O halde dikkat; basamakları, hele anlam basamaklarını görememek bize çok şey kaybettirebilir...
[i] Zahirilik, Kur'ân ve sünnetin zahiri yani görünen manasıyla ilgilenen ve sadece bu manaları kabul eden düşüncedir. Batınilik ise aynı kaynakların görünen anlamları dışında daha derin anlamlara sahip olduğunu, gerçek anlamları olarak da bu derindeki anlamları savunan akımdır. Bkz.: TDV İslam Ans., “Zâhiriyye”, “Bâtıniyye” maddeleri.
[ii] Söz konusu “okuma hatasına” ve bu hatanın yön verdiği bir nazarla temel dînî kaynaklara muhatap olmaya dair Bediüzzaman Said Nursî’nin şu uyarısı dikkat çekicidir: “Mecazın cevazı ise, belâgatın şeraiti tahtında olmak gerektir. Yoksa, mecazı hakikat ve hakikati mecaz suretiyle görmek, göstermek, cehlin istibdadına kuvvet vermektir. Evet, herşeyi zahire hamlettire ettire, nihayet zahiriyun meslek-i müteassifesini tevlid etmek şanında olan meylü’t-tefrit ne derece muzır ise, öyle de, herşeye mecaz nazarıyla baktıra baktıra, nihayette batınıyunun mezheb-i bâtılasını intaç etmek şanında olan hubb-u ifrat dahi çok derece daha muzırdır.” (Muhakemat, Beşinci Mukaddeme’den). Ayrıca aynı eserinde "İslâmiyetin mağz ve lübbünü terk ederek kışrına ve zahirine vakf-ı nazar ettik ve aldandık. Ve su-i fehim ve su-i edeple İslâmiyetin hakkını ve müstehak olduğu hürmeti ifa edemedik.” diyen Bediüzzaman, bu durumun neticesi olarak: “Tâ, o da bizden nefret ederek evham ve hayalâtın bulutlarıyla sarılıp tesettür eyledi.” şeklinde acı bir vakıa zikreder.
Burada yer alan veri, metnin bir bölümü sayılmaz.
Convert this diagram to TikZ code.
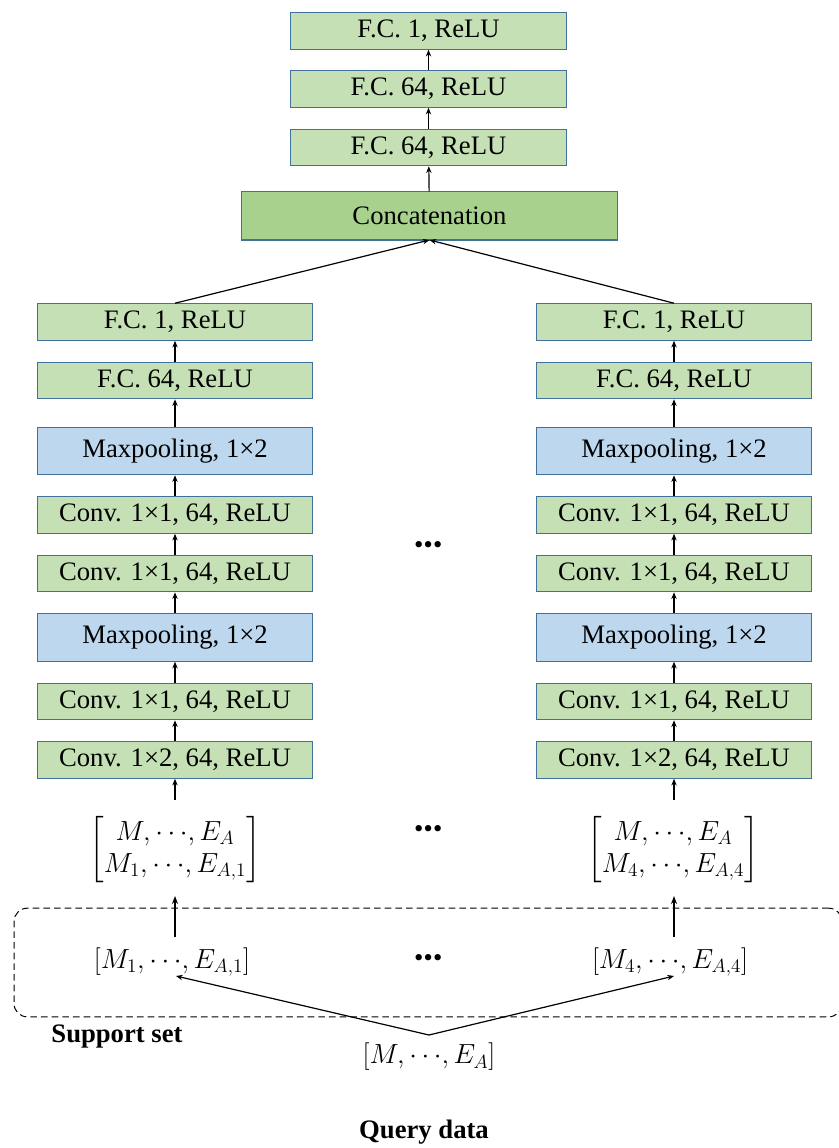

Ki ilerleyen satırlarda bu acı vakıanın nedenlerine dair saydığı hatalarımızdan birisi olan “mecazatı hakaikine karıştırmak” ise, dini kaynaklara yönelik lafız-mana ilişkisini ıskalayan yersiz, yetersiz veya yanlış okumaların ne derece büyük ve yıkıcı bir hata olduğunu göstermesi bakımından hayli düşündürücüdür: “Hem de hakkı var. Zira biz İsrailiyâtı usûlüne ve hikâyâtı akaidine ve mecazatı hakaikine karıştırarak kıymetini takdir edemedik. O da ceza olarak bizi dünyada tedip için zillet ve sefalet içinde bıraktı. Bizi kurtaracak, yine onun merhametidir." (Muhakemat, Giriş).
[iii] Bakara S. 2/2.
[iv] Hud S. 11/120.
[v] Bediüzzaman Said Nursi, Lemalar, Birinci Lema’dan.
[vi] Burada dikkat edeceğimiz en önemli nokta, söz konusu kıssalardan dünyamıza doğan manaların doğru olup olmadıklarını test ederken bunların öncelikle nasla ve de din ve iman hakikatlerinin temel ilkeleriyle çatışan-çelişen çıkarımlar olmamaları ve bu şartın ise ana kriterimiz olmasıdır. Bunun yanı sıra söz konusu çıkarımlarımızı ilgili ayete dair tefsir ulemasınca yapılmış genel yorumlamalarla karşılaştırmak da sağlıklı sonuçlara ulaşma yolunda bize faydalar sağlayabilecek selametli bir usuldür.
[vii] Nursi, Sözler, Yirminci Söz - İkinci Nükte’den.